Could you retype the lines below, starting at the line holding "Write the D3.js code for this chart." and stopping at the line holding "const lineGap = 37.5;", inclusive? Copy them exactly and drop the images.

───── THE DATA ─────

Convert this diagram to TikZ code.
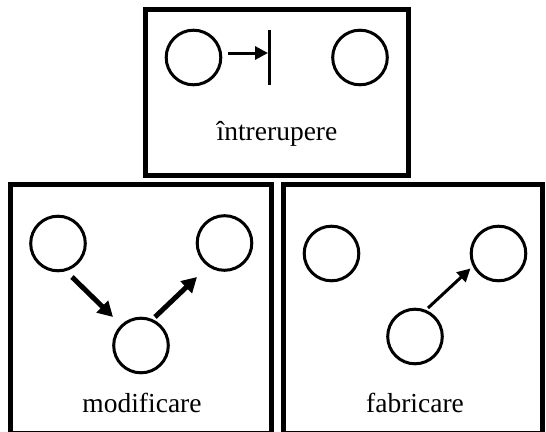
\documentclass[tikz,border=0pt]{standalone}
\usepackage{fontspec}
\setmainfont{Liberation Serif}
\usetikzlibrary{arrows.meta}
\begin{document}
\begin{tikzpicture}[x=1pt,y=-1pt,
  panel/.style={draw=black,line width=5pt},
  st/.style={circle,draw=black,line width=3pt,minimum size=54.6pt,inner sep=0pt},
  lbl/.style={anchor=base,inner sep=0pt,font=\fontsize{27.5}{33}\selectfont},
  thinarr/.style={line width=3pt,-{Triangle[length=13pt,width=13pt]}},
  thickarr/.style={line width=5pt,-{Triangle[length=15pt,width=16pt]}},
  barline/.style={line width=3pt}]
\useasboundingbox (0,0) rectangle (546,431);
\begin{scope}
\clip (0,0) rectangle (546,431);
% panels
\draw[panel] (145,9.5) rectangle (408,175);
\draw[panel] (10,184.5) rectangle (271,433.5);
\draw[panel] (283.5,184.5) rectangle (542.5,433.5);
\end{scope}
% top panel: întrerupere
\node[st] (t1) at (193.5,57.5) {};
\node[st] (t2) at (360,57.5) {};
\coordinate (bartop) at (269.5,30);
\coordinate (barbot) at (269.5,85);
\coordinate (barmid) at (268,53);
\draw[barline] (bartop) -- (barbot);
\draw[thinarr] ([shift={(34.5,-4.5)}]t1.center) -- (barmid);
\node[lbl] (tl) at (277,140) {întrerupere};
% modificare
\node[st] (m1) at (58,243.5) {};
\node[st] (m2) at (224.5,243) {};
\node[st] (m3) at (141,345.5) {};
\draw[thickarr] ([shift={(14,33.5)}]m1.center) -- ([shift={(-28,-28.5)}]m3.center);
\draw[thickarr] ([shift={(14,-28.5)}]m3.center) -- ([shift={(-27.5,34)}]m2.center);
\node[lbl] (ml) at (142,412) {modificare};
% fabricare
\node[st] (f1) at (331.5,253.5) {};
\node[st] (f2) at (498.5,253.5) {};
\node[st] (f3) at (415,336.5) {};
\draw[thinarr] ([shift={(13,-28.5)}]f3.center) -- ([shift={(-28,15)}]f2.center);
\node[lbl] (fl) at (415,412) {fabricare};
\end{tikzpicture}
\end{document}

─────
───── THE DATA ─────

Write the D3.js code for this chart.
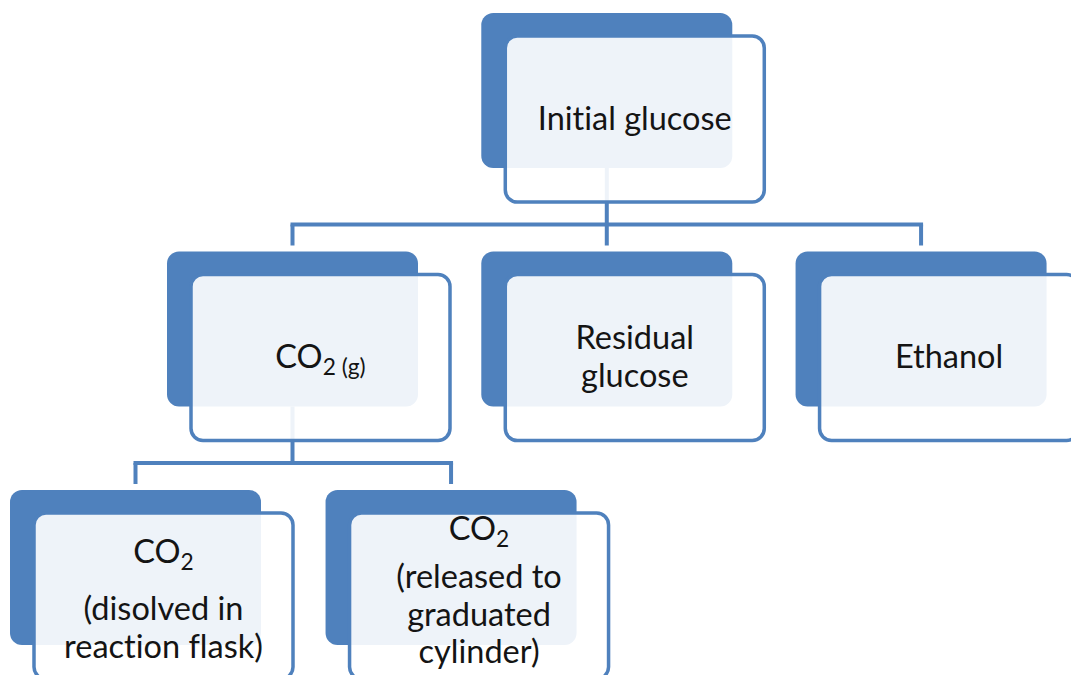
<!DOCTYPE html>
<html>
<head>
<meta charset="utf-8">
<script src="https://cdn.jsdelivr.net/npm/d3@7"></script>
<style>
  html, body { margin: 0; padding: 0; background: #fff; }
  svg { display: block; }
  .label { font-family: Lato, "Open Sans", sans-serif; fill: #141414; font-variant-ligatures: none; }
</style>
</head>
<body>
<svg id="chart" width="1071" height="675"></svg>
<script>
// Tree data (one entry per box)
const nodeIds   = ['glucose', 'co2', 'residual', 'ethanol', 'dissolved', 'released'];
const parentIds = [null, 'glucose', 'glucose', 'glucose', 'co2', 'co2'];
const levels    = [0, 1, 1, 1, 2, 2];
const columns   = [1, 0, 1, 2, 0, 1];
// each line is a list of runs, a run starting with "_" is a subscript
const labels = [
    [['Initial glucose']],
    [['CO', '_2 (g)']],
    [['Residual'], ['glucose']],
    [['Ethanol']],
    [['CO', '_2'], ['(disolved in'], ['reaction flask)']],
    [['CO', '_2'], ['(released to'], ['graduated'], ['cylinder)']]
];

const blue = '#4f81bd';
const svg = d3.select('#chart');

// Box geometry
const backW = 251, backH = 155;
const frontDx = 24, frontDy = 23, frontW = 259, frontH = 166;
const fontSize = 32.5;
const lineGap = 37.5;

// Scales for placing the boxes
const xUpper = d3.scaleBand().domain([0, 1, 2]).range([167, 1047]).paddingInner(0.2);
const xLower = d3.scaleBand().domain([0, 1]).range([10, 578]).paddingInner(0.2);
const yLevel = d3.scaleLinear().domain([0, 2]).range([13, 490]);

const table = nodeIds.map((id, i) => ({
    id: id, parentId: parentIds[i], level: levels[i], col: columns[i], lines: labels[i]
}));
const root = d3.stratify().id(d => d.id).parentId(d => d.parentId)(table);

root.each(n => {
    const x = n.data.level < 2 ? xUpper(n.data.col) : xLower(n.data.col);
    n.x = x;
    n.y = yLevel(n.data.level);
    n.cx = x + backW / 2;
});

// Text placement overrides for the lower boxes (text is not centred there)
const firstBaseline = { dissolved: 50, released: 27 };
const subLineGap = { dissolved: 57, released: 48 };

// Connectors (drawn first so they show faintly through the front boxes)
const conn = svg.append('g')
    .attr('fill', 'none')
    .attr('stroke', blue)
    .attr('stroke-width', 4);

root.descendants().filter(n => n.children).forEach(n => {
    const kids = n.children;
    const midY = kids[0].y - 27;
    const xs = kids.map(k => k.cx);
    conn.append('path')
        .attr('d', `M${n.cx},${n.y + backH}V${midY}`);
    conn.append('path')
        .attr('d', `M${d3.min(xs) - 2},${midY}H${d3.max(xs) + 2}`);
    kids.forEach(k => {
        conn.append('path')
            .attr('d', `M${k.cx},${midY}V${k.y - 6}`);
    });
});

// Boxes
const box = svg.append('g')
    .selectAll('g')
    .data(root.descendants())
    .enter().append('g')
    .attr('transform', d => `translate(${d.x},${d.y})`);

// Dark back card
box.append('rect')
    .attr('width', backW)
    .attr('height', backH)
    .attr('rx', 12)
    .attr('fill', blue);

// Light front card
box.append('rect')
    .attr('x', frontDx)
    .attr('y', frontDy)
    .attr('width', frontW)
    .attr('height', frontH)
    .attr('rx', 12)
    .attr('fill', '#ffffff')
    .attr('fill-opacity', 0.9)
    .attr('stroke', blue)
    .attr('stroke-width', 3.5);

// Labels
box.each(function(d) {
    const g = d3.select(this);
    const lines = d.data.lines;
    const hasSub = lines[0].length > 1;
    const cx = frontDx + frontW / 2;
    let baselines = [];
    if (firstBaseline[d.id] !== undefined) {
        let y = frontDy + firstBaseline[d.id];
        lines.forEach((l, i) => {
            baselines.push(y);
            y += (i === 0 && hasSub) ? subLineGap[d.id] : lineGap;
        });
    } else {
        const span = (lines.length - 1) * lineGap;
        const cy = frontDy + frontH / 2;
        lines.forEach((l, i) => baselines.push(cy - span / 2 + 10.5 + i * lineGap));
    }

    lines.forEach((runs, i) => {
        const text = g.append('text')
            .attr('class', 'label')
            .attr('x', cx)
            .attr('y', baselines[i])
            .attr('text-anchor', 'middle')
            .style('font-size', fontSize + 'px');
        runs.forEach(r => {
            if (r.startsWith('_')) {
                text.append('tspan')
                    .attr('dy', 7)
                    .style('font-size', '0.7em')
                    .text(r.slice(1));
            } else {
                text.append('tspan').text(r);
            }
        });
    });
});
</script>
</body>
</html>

─────

= EXPECTED ANSWER =
Write the D3.js code for this chart.
<!DOCTYPE html>
<html>
<head>
<meta charset="utf-8">
<script src="https://cdn.jsdelivr.net/npm/d3@7"></script>
<style>
  html, body { margin: 0; padding: 0; background: #fff; }
  svg { display: block; }
  .label { font-family: Lato, "Open Sans", sans-serif; fill: #141414; font-variant-ligatures: none; }
</style>
</head>
<body>
<svg id="chart" width="1071" height="675"></svg>
<script>
// Tree data (one entry per box)
const nodeIds   = ['glucose', 'co2', 'residual', 'ethanol', 'dissolved', 'released'];
const parentIds = [null, 'glucose', 'glucose', 'glucose', 'co2', 'co2'];
const levels    = [0, 1, 1, 1, 2, 2];
const columns   = [1, 0, 1, 2, 0, 1];
// each line is a list of runs, a run starting with "_" is a subscript
const labels = [
    [['Initial glucose']],
    [['CO', '_2 (g)']],
    [['Residual'], ['glucose']],
    [['Ethanol']],
    [['CO', '_2'], ['(disolved in'], ['reaction flask)']],
    [['CO', '_2'], ['(released to'], ['graduated'], ['cylinder)']]
];

const blue = '#4f81bd';
const svg = d3.select('#chart');

// Box geometry
const backW = 251, backH = 155;
const frontDx = 24, frontDy = 23, frontW = 259, frontH = 166;
const fontSize = 32.5;
const lineGap = 37.5;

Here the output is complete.